Ce 3 mai, le parquet de Paris a requis un non-lieu dans l'enquête sur l'inaction reprochée à l'armée française lors des massacres de Tutsi fin juin 1994. Les cinq hauts gradés français dans le collimateur de la justice n'ont pas été mis en examen.

Le parquet de Paris a requis un non-lieu général dans l'enquête sur l'inaction reprochée à l'armée française lors des massacres de Tutsi dans les collines de Bisesero fin juin 1994, pendant le génocide, selon des sources proches du dossier citées par l'AFP ce 3 mai.  

Les cinq officiers généraux français de l'opération Turquoise visés par l'enquête n'ayant pas été mis en examen, les magistrats devraient logiquement ordonner un non-lieu, à moins qu'ils ne décident de relancer les investigations, comme réclamé récemment par des associations et des rescapés après la publication du rapport Duclert sur le rôle de la France au Rwanda.

Dans un communiqué, le procureur de Paris Rémy Heitz a expliqué que le parquet de Paris avait considéré que n'a été «établie aucune aide ou assistance des forces militaires françaises lors de la commission d'exactions, aucune adhésion de ces dernières au projet criminel poursuivi par les forces génocidaires ni aucune abstention d’intervenir face à des crimes constitutifs d’un génocide ou de crimes contre l'humanité en vertu d'un accord antérieur.» 

«Ce réquisitoire est navrant et affligeant juridiquement»

En outre, le parquet n'écarte pas la possibilité que la non-intervention des militaires soit constitutive d'une «non-assistance à personne en péril», mais conclut que cet éventuel délit est quoi qu'il en soit prescrit, selon les réquisitions auxquelles l'AFP a eu accès. «Ce réquisitoire est navrant et affligeant juridiquement», a déclaré Eric Plouvier, l'avocat de Survie, dénonçant «un déni de justice». 

Depuis 2005, les associations Survie, Ibuka, Fidh et six rescapés de Bisesero accusent la force Turquoise, déployée au Rwanda sous mandat de l'ONU pour faire cesser les massacres, d'avoir sciemment abandonné aux génocidaires pendant trois jours des centaines de Tutsi réfugiés dans les collines de Bisesero, dans l'ouest du pays.

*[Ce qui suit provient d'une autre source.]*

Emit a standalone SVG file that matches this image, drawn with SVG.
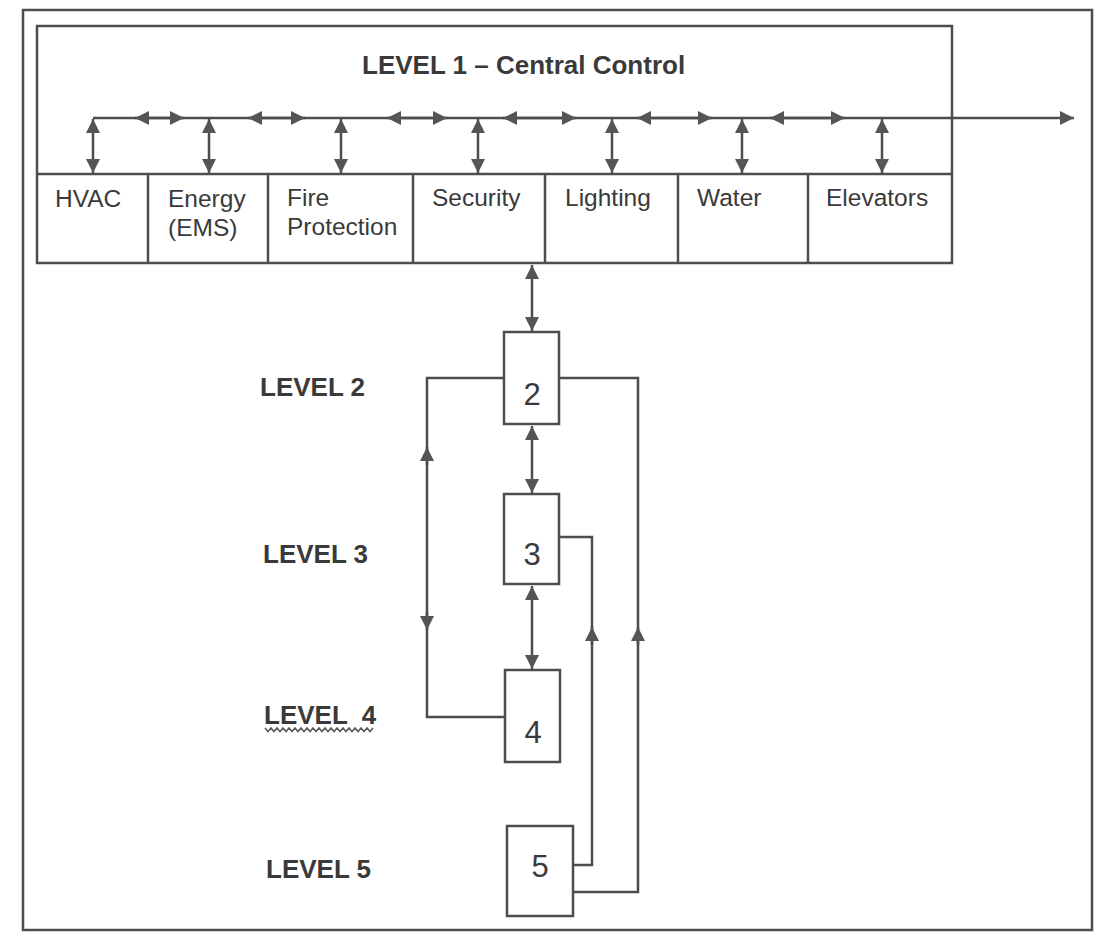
<svg xmlns="http://www.w3.org/2000/svg" width="1103" height="932" viewBox="0 0 1103 932">
<defs>
<style>
.ln{fill:none;stroke:#4d4d4d;stroke-width:2.5}
.bx{fill:#fff;stroke:#4d4d4d;stroke-width:2.5}
.ttl{font-family:"Liberation Sans",Arial,sans-serif;font-weight:bold;font-size:26px;fill:#3a3a3a}
.lab{font-family:"Liberation Sans",Arial,sans-serif;font-size:24.5px;fill:#3a3a3a}
.num{font-family:"Liberation Sans",Arial,sans-serif;font-size:31px;fill:#3a3a3a;text-anchor:middle}
.ar{fill:none;stroke:#4d4d4d;stroke-width:2.5;marker-end:url(#ah)}
.dar{fill:none;stroke:#4d4d4d;stroke-width:2.5;marker-start:url(#ah);marker-end:url(#ah)}
</style>
<marker id="ah" markerUnits="userSpaceOnUse" markerWidth="15" markerHeight="14" refX="14" refY="7" orient="auto-start-reverse" viewBox="0 0 15 14">
<path d="M0,0 L14,7 L0,14 z" fill="#555"/>
</marker>
</defs>
<rect width="1103" height="932" fill="#fff"/>
<rect id="frame" x="23" y="10" width="1069" height="920" class="ln"/>

<g id="level1">
<rect x="37" y="26" width="915" height="237" class="bx"/>
<line x1="37" y1="174" x2="952" y2="174" class="ln"/>
<text x="362" y="74" class="ttl">LEVEL 1 – Central Control</text>
</g>

<g id="hvac"><line x1="148" y1="174" x2="148" y2="263" class="ln"/><text x="55" y="207" class="lab">HVAC</text></g>
<g id="energy"><line x1="268" y1="174" x2="268" y2="263" class="ln"/><text x="168" y="207" class="lab">Energy</text><text x="168" y="236" class="lab">(EMS)</text></g>
<g id="fire"><line x1="413" y1="174" x2="413" y2="263" class="ln"/><text x="287" y="206" class="lab">Fire</text><text x="287" y="235" class="lab">Protection</text></g>
<g id="security"><line x1="545" y1="174" x2="545" y2="263" class="ln"/><text x="432" y="206" class="lab">Security</text></g>
<g id="lighting"><line x1="678" y1="174" x2="678" y2="263" class="ln"/><text x="565" y="206" class="lab">Lighting</text></g>
<g id="water"><line x1="808" y1="174" x2="808" y2="263" class="ln"/><text x="697" y="206" class="lab">Water</text></g>
<g id="elevators"><text x="826" y="206" class="lab">Elevators</text></g>

<g id="box2"><rect x="504" y="332" width="55" height="92" class="bx"/><text x="532" y="405" class="num">2</text></g>
<g id="box3"><rect x="504" y="494" width="55" height="90" class="bx"/><text x="532" y="565" class="num">3</text></g>
<g id="box4"><rect x="505" y="670" width="55" height="92" class="bx"/><text x="533" y="743" class="num">4</text></g>
<g id="box5"><rect x="507" y="826" width="66" height="90" class="bx"/><text x="540" y="877" class="num">5</text></g>

<g id="labels">
<text x="260" y="396" class="ttl">LEVEL 2</text>
<text x="263" y="563" class="ttl">LEVEL 3</text>
<text x="264" y="724" class="ttl" style="white-space:pre">LEVEL  4</text>
<path d="M265,728 l3,3.5 l3,-3.5 l3,3.5 l3,-3.5 l3,3.5 l3,-3.5 l3,3.5 l3,-3.5 l3,3.5 l3,-3.5 l3,3.5 l3,-3.5 l3,3.5 l3,-3.5 l3,3.5 l3,-3.5 l3,3.5 l3,-3.5 l3,3.5 l3,-3.5 l3,3.5 l3,-3.5 l3,3.5 l3,-3.5 l3,3.5 l3,-3.5 l3,3.5 l3,-3.5 l3,3.5 l3,-3.5 l3,3.5 l3,-3.5 l3,3.5 l3,-3.5 l3,3.5 l3,-3.5" fill="none" stroke="#5a5a5a" stroke-width="1.6"/>
<text x="266" y="878" class="ttl">LEVEL 5</text>
</g>

<g id="connectors">
<line x1="93" y1="118" x2="1074" y2="118" class="ar"/>
<line x1="135" y1="118" x2="184" y2="118" class="dar"/>
<line x1="248" y1="118" x2="305" y2="118" class="dar"/>
<line x1="387" y1="118" x2="447" y2="118" class="dar"/>
<line x1="503" y1="118" x2="576" y2="118" class="dar"/>
<line x1="637" y1="118" x2="712" y2="118" class="dar"/>
<line x1="770" y1="118" x2="845" y2="118" class="dar"/>
<line x1="93" y1="119" x2="93" y2="173" class="dar"/>
<line x1="209" y1="119" x2="209" y2="173" class="dar"/>
<line x1="341" y1="119" x2="341" y2="173" class="dar"/>
<line x1="478" y1="119" x2="478" y2="173" class="dar"/>
<line x1="612" y1="119" x2="612" y2="173" class="dar"/>
<line x1="742" y1="119" x2="742" y2="173" class="dar"/>
<line x1="882" y1="119" x2="882" y2="173" class="dar"/>
<line x1="532" y1="265" x2="532" y2="331" class="dar"/>
<line x1="532" y1="426" x2="532" y2="493" class="dar"/>
<line x1="532" y1="586" x2="532" y2="669" class="dar"/>
<path d="M504,378 H427 V717 H505" class="ln"/>
<line x1="427" y1="465" x2="427" y2="447" class="ar"/>
<line x1="427" y1="612" x2="427" y2="630" class="ar"/>
<path d="M559,378 H638 V892 H573" class="ln"/>
<line x1="638" y1="645" x2="638" y2="627" class="ar"/>
<path d="M559,537 H592 V865 H573" class="ln"/>
<line x1="592" y1="645" x2="592" y2="627" class="ar"/>
</g>
</svg>
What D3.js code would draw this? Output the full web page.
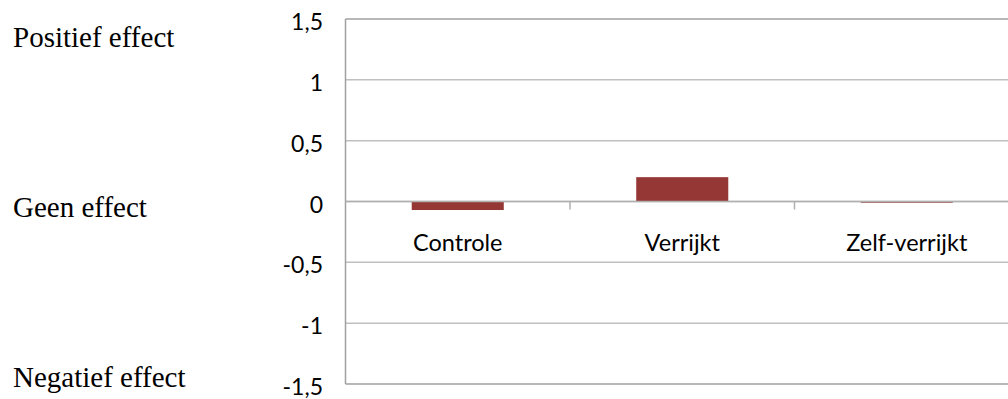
<!DOCTYPE html>
<html>
<head>
<meta charset="utf-8">
<script src="https://cdn.jsdelivr.net/npm/d3@7"></script>
<style>
  html, body { margin: 0; padding: 0; background: #ffffff; }
  svg { display: block; }
</style>
</head>
<body>
<svg id="chart" width="1008" height="399"></svg>
<script>
// Effect per condition
const categories = ["Controle", "Verrijkt", "Zelf-verrijkt"];
const values = [-0.07, 0.2, -0.01];

// Value axis
const yTicks = [1.5, 1, 0.5, 0, -0.5, -1, -1.5];
const yTickLabels = ["1,5", "1", "0,5", "0", "-0,5", "-1", "-1,5"];

// Interpretation labels on the far left
const sideLabels = ["Positief effect", "Geen effect", "Negatief effect"];

const W = 1008, H = 399;
const plot = { left: 345.5, right: 1019, top: 19, bottom: 384 };
const sideBaselines = [47, 217, 387];

const svg = d3.select("#chart");

const x = d3.scaleBand()
  .domain(categories)
  .range([plot.left, plot.right])
  .paddingInner(0).paddingOuter(0);

const y = d3.scaleLinear()
  .domain([-1.5, 1.5])
  .range([plot.bottom, plot.top]);

// label centres sit on a slightly wider spacing than the gridlines
const yLabel = d3.scaleLinear()
  .domain([-1.5, 1.5])
  .range([387, 22]);

const fmt = d3.scaleOrdinal().domain(yTicks).range(yTickLabels);

// horizontal gridlines (inner)
svg.append("g")
  .selectAll("line")
  .data(yTicks.filter(v => v !== 1.5 && v !== -1.5))
  .join("line")
  .attr("x1", plot.left).attr("x2", plot.right)
  .attr("y1", d => y(d)).attr("y2", d => y(d))
  .attr("stroke", "#c0c0c0")
  .attr("stroke-width", 1.5);

// plot area border: top, left, bottom
const border = svg.append("g").attr("stroke", "#a0a0a0").attr("stroke-width", 1.5).attr("fill", "none");
border.append("line").attr("x1", plot.left).attr("x2", plot.right).attr("y1", y(1.5)).attr("y2", y(1.5));
border.append("line").attr("x1", plot.left).attr("x2", plot.right).attr("y1", y(-1.5)).attr("y2", y(-1.5));
border.append("line").attr("x1", plot.left).attr("x2", plot.left).attr("y1", y(1.5)).attr("y2", y(-1.5));

// bars
const barFrac = 0.41;
svg.append("g")
  .selectAll("rect")
  .data(categories.map((c, i) => ({ c, v: values[i] })))
  .join("rect")
  .attr("x", d => x(d.c) + x.bandwidth() * (1 - barFrac) / 2)
  .attr("width", x.bandwidth() * barFrac)
  .attr("y", d => y(Math.max(0, d.v)))
  .attr("height", d => Math.abs(y(d.v) - y(0)))
  .attr("fill", "#953735");

// category axis at zero with boundary ticks
const xAxis = svg.append("g").attr("stroke", "#b0b0b0").attr("stroke-width", 1.5);
xAxis.append("line")
  .attr("x1", plot.left).attr("x2", plot.right)
  .attr("y1", y(0)).attr("y2", y(0));
xAxis.selectAll("line.tick")
  .data(categories.slice(1))
  .join("line")
  .attr("class", "tick")
  .attr("x1", d => x(d)).attr("x2", d => x(d))
  .attr("y1", y(0)).attr("y2", y(0) + 8);

// category labels
svg.append("g")
  .selectAll("text")
  .data(categories)
  .join("text")
  .attr("x", d => x(d) + x.bandwidth() / 2)
  .attr("y", 251)
  .attr("text-anchor", "middle")
  .attr("font-family", "Lato, 'Open Sans', sans-serif")
  .attr("font-size", 23.5)
  .attr("fill", "#000")
  .text(d => d);

// value labels
svg.append("g")
  .selectAll("text")
  .data(yTicks)
  .join("text")
  .attr("x", 323)
  .attr("y", d => yLabel(d))
  .attr("dy", "0.35em")
  .attr("text-anchor", "end")
  .attr("font-family", "Lato, 'Open Sans', sans-serif")
  .attr("font-size", 23)
  .attr("fill", "#000")
  .text(d => fmt(d));

// interpretation labels
svg.append("g")
  .selectAll("text")
  .data(sideLabels)
  .join("text")
  .attr("x", 13)
  .attr("y", (d, i) => sideBaselines[i])
  .attr("font-family", "'Liberation Serif', 'Times New Roman', serif")
  .attr("font-size", 29)
  .attr("fill", "#000")
  .text(d => d);
</script>
</body>
</html>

Selon l'ONU, les massacres ont fait plus de 800 000 morts entre avril et juillet 1994, essentiellement au sein de la minorité tutsi.

Pendant l'instruction, cinq hauts gradés français – dont le chef de Turquoise, le général Jean-Claude Lafourcade – ont été entendus par les juges et sont restés placés sous le statut de témoin assisté, moins incriminant que celui de mis en examen qui ouvre, lui, la voie à un éventuel procès. Un choix contesté par les parties civiles, qui réclament un procès «en complicité de génocide» contre ces officiers mais aussi contre l'entourage, jamais visé par l'enquête, de l'ancien président François Mitterrand.

Pour les plaignants, le rapport publié en mars par la commission présidée par l'historien Vincent Duclert sur la politique française au Rwanda entre 1990 et 1994 a révélé «des charges nouvelles», qui justifient de relancer l'enquête et d'auditionner enfin de hauts responsables de l'Elysée de l'époque.

La décision finale revient désormais aux juges d'instruction.